America’s system of private enterprise gave Gordy the chance to air his records on radio stations and have them compete for sales in record stores all over America. But when Gordy tried to expand the Motown sound into England, he found government standing in his way. The government stations, especially the British Broadcasting Company, refused to play Motown records and give Gordy the chance that private enterprise gave him in the United States. “Because we couldn’t get our records on the government stations,” Gordy said, “our earliest airplay had come from Radio Veronica and Radio Caroline, ‘pirate ships’ anchored a few miles off the coasts of England and Holland.”

The Motown music broadcast from those pirate ships captivated British listeners. Soon the demand for Gordy’s records swamped record stores from Liverpool to London and forced the bureaucrats to permit the music to be heard on government stations. When Radio Free Europe and The Voice of America began playing Gordy’s records, his empire penetrated the Iron Curtain and truly became an international force.

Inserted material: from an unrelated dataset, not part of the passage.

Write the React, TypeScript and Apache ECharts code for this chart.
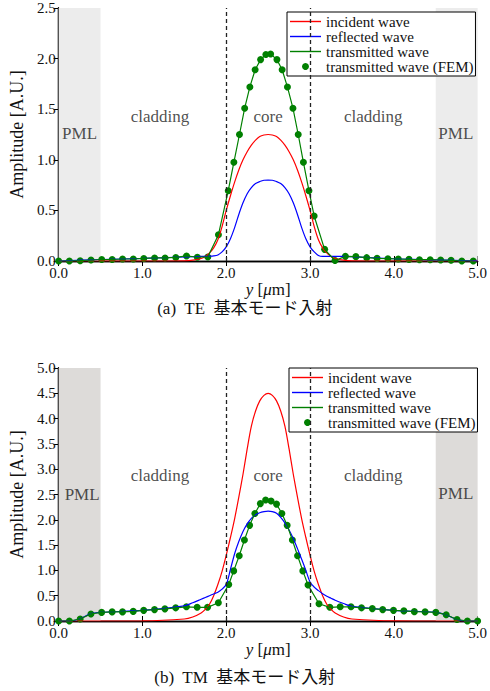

Success, Gordy explains to this day, starts with a dream. “That’s what’s wrong with people,” Gordy said when he started Motown. “They give up their dreams too soon. I’m never going to give up mine.” And because he didn’t give up, black Americans have more opportunities today and American music has changed forever.

Throughout much of American history, black entrepreneurs and innovators have been objects of discrimination. But, as the stories of Elijah McCoy and Berry Gordy suggest, the remedy for discrimination in the past is not reverse discrimination in the present, but the freedom to invent, create, and produce in a free market.